Starring: Christian Bale, Joel Edgerton, Ben Kingsley
Egyptian princes Ramses (Edgerton) and Moses (Bale) are raised together as brothers, and have a bond to match it. However, soon after Ramses has become Pharaoh he discovers the true Hebrew parentage of Moses and banishes him to the desert, a sentence that would essentially result in death. However, God has plans for Moses; lead the Israelites from their state of slavery under Ramses rule. However, when the stubborn and arrogant Ramses refuses to negotiate it leads to consequences that will change the world forever.
Fair play to Ridley Scott; while no one else in Hollywood wants to make the necessary huge investment that is required when making a historical epic, he will happily give it yet another go. While the incredible (and deserved) critical and financial success of Gladiator spawned plenty of epics, it did almost feel that Scott’s enjoyable but flawed Kingdom of Heaven seemed to be almost a curtain closer for what was a series of films in what is a very expensive genre.
Well, Scott is back with his latest attempt at the genre, and once again keeps things biblical. Though Exodus: Gods and Kings is unlikely to have producers writing blank cheques to fund the next huge sword and sandals epic, it is certainly an enjoyable enough (if admittedly very shallow) sword and sandals romp.
When taking on any story that has such a high religious status and turning it into a film, it is always going to be met with fierce criticism.

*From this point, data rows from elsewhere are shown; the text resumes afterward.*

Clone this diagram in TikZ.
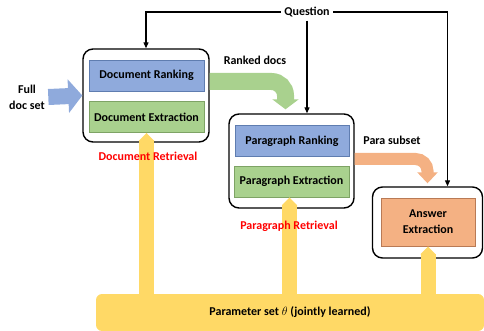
\documentclass[tikz,border=0pt]{standalone}
\usepackage{fontspec}
\setmainfont{Carlito}
\usetikzlibrary{arrows.meta}

\definecolor{rankblue}{HTML}{8FAADC}
\definecolor{rankedge}{HTML}{5F7DB0}
\definecolor{extgreen}{HTML}{A9D18E}
\definecolor{extedge}{HTML}{7EA365}
\definecolor{ansorange}{HTML}{F4B183}
\definecolor{ansedge}{HTML}{B97A55}
\definecolor{paramyellow}{HTML}{FFD966}

\begin{document}
\begin{tikzpicture}[x=1pt, y=-1pt, font=\bfseries\fontsize{12}{16}\selectfont,
    >={Triangle[length=6pt,width=5pt]}]
   \useasboundingbox (0,0) rectangle (484,331);

   \node[fill=paramyellow, rounded corners=6pt, minimum width=388pt, minimum height=37pt] (params) at (290,312.5) {Parameter set $\theta$ (jointly learned)};

   \begin{scope}[every node/.style={draw=black, line width=1.4pt, rounded corners=10pt, fill=white}]
    \node[minimum width=126pt, minimum height=93pt] (docret) at (146,95.5) {};
    \node[minimum width=125pt, minimum height=94pt] (pararet) at (291.5,161) {};
    \node[minimum width=110pt, minimum height=71pt] (ansret) at (427.5,222.5) {};
   \end{scope}

   \begin{scope}[every node/.style={line width=0.9pt, inner sep=0pt, minimum width=115pt, minimum height=31pt, align=center}]
    \node[draw=rankedge, fill=rankblue] (drank) at (146.5,75.5) {Document Ranking};
    \node[draw=extedge, fill=extgreen] (dext) at (146.5,117) {Document Extraction};
    \node[draw=rankedge, fill=rankblue, minimum width=114pt] (prank) at (292,141) {Paragraph Ranking};
    \node[draw=extedge, fill=extgreen] (pext) at (291.5,181.5) {Paragraph Extraction};
    \node[draw=ansedge, fill=ansorange, minimum width=94pt, minimum height=48pt] (aext) at (428,222) {Answer\\Extraction};
   \end{scope}

   \begin{scope}[every path/.style={draw=paramyellow, line width=15pt, -{Triangle[length=8pt,width=15pt]}}]
    \draw (params.north -| dext.south) -- (dext.south);
    \draw ([xshift=-2pt]params.north -| pext.south) -- ([xshift=-2pt]pext.south);
    \draw (params.north -| aext.south) -- (aext.south);
   \end{scope}

   \node[align=center] (fulldoc) at (27,97) {Full\\doc set};
   \node (question) at (307,12) {Question};
   \node (rankedlbl) at (255,60) {Ranked docs};
   \node (subsetlbl) at (392,140) {Para subset};
   \node[text=red] (docretlbl) at (148,156) {Document Retrieval};
   \node[text=red] (pararetlbl) at (289,226) {Paragraph Retrieval};

   \begin{scope}[every path/.style={line width=1.2pt}]
    \draw[->] (question.west) -| (docret.north);
    \draw[->] (question.south) -- (question.south |- pararet.north);
    \draw[->] (question.east) -| ([xshift=20pt]ansret.north);
   \end{scope}

   \draw[draw=rankblue, line width=16pt, -{Triangle[length=14pt,width=33pt]}] (fulldoc.east) -- (docret.west);
   \draw[draw=extgreen, line width=17pt, rounded corners=14pt, -{Triangle[length=10pt,width=26pt]}]
     ([yshift=-6pt]drank.east -| docret.east) -| ([xshift=-6pt,yshift=4pt]pararet.north);
   \draw[draw=ansorange, line width=12pt, rounded corners=12pt, -{Triangle[length=11pt,width=20pt]}]
     ([yshift=2pt]pararet.east) -| ([yshift=3pt]ansret.north);
\end{tikzpicture}
\end{document}
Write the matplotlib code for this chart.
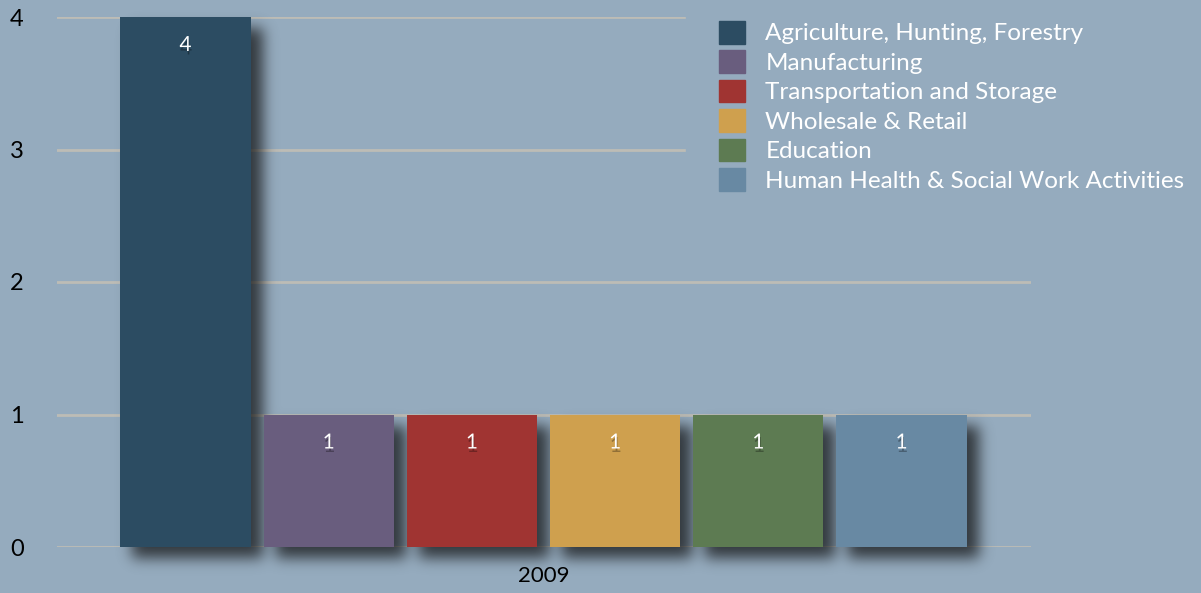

Well, I regard issues of ‘accuracy’ (lose definition of the word anyway, considering the source material) irrelevant, and of course the less said about the casting controversies the better; all I care about is whether it works as a piece of narrative cinema on the levels that historical epics should. Basically, it should be visually stunning on a grand scale with a deeply involving character driven narrative that takes the viewer on a journey.

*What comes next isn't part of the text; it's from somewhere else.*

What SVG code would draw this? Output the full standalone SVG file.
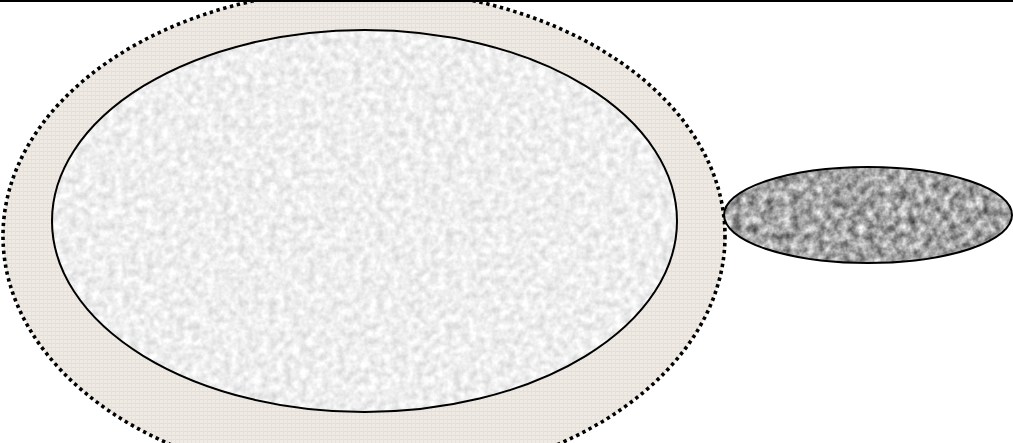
<svg xmlns="http://www.w3.org/2000/svg" width="1013" height="443" viewBox="0 0 1013 443">
  <style>
    .edge { fill: none; stroke: #000; stroke-width: 2; }
    .dotted { fill: none; stroke: #000; stroke-width: 3.6; stroke-dasharray: 3.4 3.6; }
  </style>
  <defs>
    <pattern id="canvas" width="4" height="4" patternUnits="userSpaceOnUse">
      <rect width="4" height="4" fill="#efebe4"/>
      <rect x="0" y="3" width="4" height="1" fill="#e4ded3"/>
      <rect x="3" y="0" width="1" height="4" fill="#e7e1d7"/>
    </pattern>
    <filter id="graniteLight" x="0" y="0" width="1" height="1" color-interpolation-filters="sRGB">
      <feTurbulence type="fractalNoise" baseFrequency="0.13" numOctaves="3" seed="4" result="n"/>
      <feColorMatrix in="n" type="matrix" values="0.25 0 0 0 0.81  0.25 0 0 0 0.81  0.25 0 0 0 0.81  0 0 0 0 1" result="g"/>
      <feComposite in="g" in2="SourceAlpha" operator="in"/>
    </filter>
    <filter id="graniteDark" x="0" y="0" width="1" height="1" color-interpolation-filters="sRGB">
      <feTurbulence type="fractalNoise" baseFrequency="0.12" numOctaves="3" seed="9" result="n"/>
      <feColorMatrix in="n" type="matrix" values="0.9 0 0 0 0.19  0.9 0 0 0 0.19  0.9 0 0 0 0.19  0 0 0 0 1" result="g"/>
      <feComposite in="g" in2="SourceAlpha" operator="in"/>
    </filter>
  </defs>

  <g id="outer-region">
    <ellipse cx="364" cy="236" rx="361" ry="247" fill="url(#canvas)"/>
    <ellipse class="dotted" cx="364" cy="236" rx="361" ry="247"/>
  </g>

  <g id="inner-region">
    <ellipse cx="364.5" cy="221" rx="312.5" ry="191" fill="#ececec" filter="url(#graniteLight)"/>
    <ellipse class="edge" cx="364.5" cy="221" rx="312.5" ry="191"/>
  </g>

  <g id="small-node">
    <ellipse cx="868" cy="215" rx="144" ry="48" fill="#999" filter="url(#graniteDark)"/>
    <ellipse class="edge" cx="868" cy="215" rx="144" ry="48"/>
  </g>

  <g id="connectors"></g>

  <g id="top-rule">
    <rect x="0" y="0" width="1013" height="2" fill="#000"/>
  </g>
</svg>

Does Exodus: Gods & Kings do this? Well it certainly delivers on visual thrills and spectacle, but then given the fact it is directed by Ridley Scott and cost around $140 million to make means one could argue that should be a given. Nevertheless, Scott and his production team do create some stunningly epic sequences. Likewise Alberto Iglesias’ score that is at times equally intimate and stirring, and Dariusz Wolski’s sublime cinematography only enhance the epic and deeply cinematic feel of the film.
However, as spot on as the aesthetics may be, as they certainly helps to make Exodus undoubtedly a highly watchable and never boring experience, the film does lack any real substance, rendering it as ultimately a completely vacuous experience that certainly lacks the substance, engagement and magic of the genre’s best films. This is a shame as there certainly is scope to make the film’s two protagonists and their relationship a truly engaging and emotional centrepiece of the narrative. There are occasional hints at developing their own individual arcs, but yet the script written by four people (perhaps too many cooks and that broth comes to mind?) is disappointingly flat and the all of the narrative’s key moments, relationships and developments seem either forced, rushed or completely without reason in what does basically feel like a machine of a film – albeit a very well-oiled and efficient one with an impressively loud engine.

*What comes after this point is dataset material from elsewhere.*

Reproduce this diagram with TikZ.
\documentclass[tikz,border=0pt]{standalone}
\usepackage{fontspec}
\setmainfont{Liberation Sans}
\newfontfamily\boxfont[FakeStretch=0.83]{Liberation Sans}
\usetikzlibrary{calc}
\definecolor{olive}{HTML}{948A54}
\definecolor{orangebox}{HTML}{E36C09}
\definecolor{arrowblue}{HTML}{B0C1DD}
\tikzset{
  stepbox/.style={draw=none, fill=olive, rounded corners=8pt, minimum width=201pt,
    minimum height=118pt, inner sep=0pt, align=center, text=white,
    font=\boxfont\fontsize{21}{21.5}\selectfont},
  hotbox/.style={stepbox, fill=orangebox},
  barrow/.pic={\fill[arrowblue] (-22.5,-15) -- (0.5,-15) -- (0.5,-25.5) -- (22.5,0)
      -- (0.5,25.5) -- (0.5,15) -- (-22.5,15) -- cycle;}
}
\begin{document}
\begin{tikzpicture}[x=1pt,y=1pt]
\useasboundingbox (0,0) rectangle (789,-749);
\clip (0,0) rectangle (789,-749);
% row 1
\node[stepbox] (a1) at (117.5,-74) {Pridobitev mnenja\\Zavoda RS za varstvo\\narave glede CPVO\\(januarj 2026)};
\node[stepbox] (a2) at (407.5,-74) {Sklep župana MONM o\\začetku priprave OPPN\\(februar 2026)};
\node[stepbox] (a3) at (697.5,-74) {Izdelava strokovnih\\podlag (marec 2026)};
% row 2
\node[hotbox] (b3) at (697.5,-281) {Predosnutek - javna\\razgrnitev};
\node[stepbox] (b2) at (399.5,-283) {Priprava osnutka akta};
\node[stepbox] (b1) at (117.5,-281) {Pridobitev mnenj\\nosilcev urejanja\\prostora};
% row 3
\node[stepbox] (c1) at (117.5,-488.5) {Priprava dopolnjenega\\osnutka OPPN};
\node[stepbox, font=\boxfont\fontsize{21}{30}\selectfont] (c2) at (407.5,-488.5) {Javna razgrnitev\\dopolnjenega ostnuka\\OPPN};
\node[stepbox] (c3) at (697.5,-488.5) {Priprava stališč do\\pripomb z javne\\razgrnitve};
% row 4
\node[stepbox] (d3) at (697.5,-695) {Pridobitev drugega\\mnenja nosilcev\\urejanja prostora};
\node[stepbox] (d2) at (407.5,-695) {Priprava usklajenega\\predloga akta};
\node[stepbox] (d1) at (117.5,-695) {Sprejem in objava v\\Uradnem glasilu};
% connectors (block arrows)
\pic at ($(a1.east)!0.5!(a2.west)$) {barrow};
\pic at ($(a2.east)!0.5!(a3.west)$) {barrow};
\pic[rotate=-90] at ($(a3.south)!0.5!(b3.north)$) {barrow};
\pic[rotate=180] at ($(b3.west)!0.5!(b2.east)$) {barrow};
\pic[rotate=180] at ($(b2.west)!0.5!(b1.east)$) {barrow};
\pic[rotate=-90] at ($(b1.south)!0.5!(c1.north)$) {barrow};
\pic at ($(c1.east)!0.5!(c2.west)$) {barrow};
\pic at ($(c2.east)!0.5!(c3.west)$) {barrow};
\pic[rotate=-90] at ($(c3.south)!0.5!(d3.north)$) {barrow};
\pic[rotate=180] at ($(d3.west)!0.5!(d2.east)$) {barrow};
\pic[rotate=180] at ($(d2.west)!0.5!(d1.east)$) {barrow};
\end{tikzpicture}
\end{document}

This is a shame as the two lead performances are solid; Christian Bale is his usual intense and shouty self, but brings his usual screen presence to the character of Moses, at times giving at least some apparent depth to his character. Joel Edgerton meanwhile has the tougher job in terms of having to keep a straight face while wearing some outrageous costumes, and though his performance does verge on camp caricature, it is adequate.
The supporting cast do not quite fare so well and are simply there to be at the mercy of the narrative; Ben Kingsley turns up when needed as the wise old character who only spouts out exposition, Aaron Paul just wonders around looking pissed off with everything, Ben Mendelsohn camps it up outrageously in a performance that is pure pantomime villain and Sigourney Weaver is simply there. Meanwhile God is portrayed as a rather snotty schoolboy prone to tantrums (!), this could have been effective in what is admittedly a very challenging character to show visually, but isn’t.
As the narrative goes along to its inevitable conclusion (let’s face it – we all know the story), Scott and his team of screenwriters never even attempt to bring any real depth or anything new to the story. However the wonderfully put together sequences, especially the battle scenes and the plague sequences, along with Bale’s trademark brooding intensity, at least make Exodus: Gods & Kings an entertaining, if extremely forgettable, visual ride.
It may have the trademark sweeping Scott spectacle, but this can only make up for the complete lack of substance and soul in Exodus: Gods & Kings so much. The visuals and performances make it never anything less than watchable and enjoyable, but no more.